Sunday, June 3, 2018

This early summer weather is continuing very nicely. All our early spring complaints about cold, drizzly, windy and nasty conditions were heard by Mother Nature after all. And here we keep saying she doesn't care one whit about how her weather servants gleefully serve up conditions inimical to man and beast without admonition from their mistress.

Nature obviously went out of her way to convene a meeting where she repeated parameters just in case climate messengers mistakenly placed them high up in some inaccessible corner of their agendas, and here we are, finally steeped deep in weather that is pleasurable beyond description.

Yesterday was not quite as hot as the day before. However exposed to the sun it certainly seemed just as heated, but that dependable cooling breeze kept things under control. We'd gone out to one plant nursery on a relaxed country drive to see if there were ornamental trees miniaturized for an area of our front lawn that is being converted from grass to extended garden and it was packed with consumers. The prices made us blanch but obviously didn't bother people exiting with cartloads full of lovely little trees and perennials and hanging baskets of exotics.

We took ourselves elsewhere, to a more familiar setting where prices were less than half and the lovely green growing things we had a mind to acquire more of were in optimum health, selection variety and condition and came away more than satisfied. After which off we went with our two little four-legged rascals to the woods for a leisurely and pleasurable walk through the forest.

It was one of those times when we came across no one else, despite the length of our circuit, so we did, literally, have it all to ourselves bipedally.

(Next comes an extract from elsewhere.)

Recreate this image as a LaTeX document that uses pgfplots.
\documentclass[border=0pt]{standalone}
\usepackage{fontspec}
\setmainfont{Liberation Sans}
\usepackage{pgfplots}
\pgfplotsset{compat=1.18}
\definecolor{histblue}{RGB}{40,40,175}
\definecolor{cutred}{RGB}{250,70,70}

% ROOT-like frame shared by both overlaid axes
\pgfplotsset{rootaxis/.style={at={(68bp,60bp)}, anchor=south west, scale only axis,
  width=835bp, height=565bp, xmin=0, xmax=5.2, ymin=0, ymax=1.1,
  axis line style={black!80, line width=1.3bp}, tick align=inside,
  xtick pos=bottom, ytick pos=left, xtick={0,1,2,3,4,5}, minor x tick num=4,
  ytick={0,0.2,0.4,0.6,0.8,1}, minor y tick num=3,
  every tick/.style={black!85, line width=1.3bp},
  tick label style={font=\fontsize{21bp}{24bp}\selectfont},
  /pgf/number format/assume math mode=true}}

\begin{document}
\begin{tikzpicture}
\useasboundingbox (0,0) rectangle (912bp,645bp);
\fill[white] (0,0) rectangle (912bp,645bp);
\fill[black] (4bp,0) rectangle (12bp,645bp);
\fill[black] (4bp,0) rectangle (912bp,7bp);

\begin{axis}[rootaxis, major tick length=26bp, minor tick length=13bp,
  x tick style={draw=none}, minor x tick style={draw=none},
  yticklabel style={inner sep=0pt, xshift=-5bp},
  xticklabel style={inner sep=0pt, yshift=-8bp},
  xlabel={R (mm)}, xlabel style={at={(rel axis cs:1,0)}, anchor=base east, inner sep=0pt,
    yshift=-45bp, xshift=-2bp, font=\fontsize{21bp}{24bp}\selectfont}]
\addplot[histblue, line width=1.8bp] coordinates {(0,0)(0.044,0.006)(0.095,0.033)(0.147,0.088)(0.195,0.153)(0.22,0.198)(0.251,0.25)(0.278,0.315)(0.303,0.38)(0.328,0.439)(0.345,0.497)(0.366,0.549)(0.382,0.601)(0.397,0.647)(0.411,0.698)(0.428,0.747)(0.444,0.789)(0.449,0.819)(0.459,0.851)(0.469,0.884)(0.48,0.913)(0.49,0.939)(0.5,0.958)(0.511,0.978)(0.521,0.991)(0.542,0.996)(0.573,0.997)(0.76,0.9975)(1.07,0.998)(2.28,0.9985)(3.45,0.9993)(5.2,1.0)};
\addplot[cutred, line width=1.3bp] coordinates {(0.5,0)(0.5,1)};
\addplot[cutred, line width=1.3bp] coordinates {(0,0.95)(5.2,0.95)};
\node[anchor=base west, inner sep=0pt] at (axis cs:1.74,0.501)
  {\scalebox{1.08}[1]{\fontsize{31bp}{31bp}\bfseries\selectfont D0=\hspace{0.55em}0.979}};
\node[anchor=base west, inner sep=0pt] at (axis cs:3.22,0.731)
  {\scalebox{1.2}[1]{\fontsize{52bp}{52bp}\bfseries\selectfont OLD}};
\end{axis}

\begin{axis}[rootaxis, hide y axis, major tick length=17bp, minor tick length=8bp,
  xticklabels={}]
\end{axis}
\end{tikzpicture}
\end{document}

There were dragonflies and bees flitting about, the shadows they cast overhead alerting us to their presence in places where the sun penetrated the now-full-to-bursting forest canopy.

We moseyed along in Jackie and Jillie's wake; they set the place, more or less, none of us in a hurry, all of us intent on absorbing as much of the familiar landscape, its fragrance and its brimming colour lulling us into a sense of both luxury and satisfaction that we have the privilege of taking advantage of natural surroundings so close to our home.

Some of the ferns have attained great heights, their plumes graceful and tall, their colour and conformation ornamentally spectacular. And we came across a lively patch of ajuga (bugleweed) which I don't recall ever seeing in our area of the Bilberry Creek Ravine forest before, though my husband begs to differ.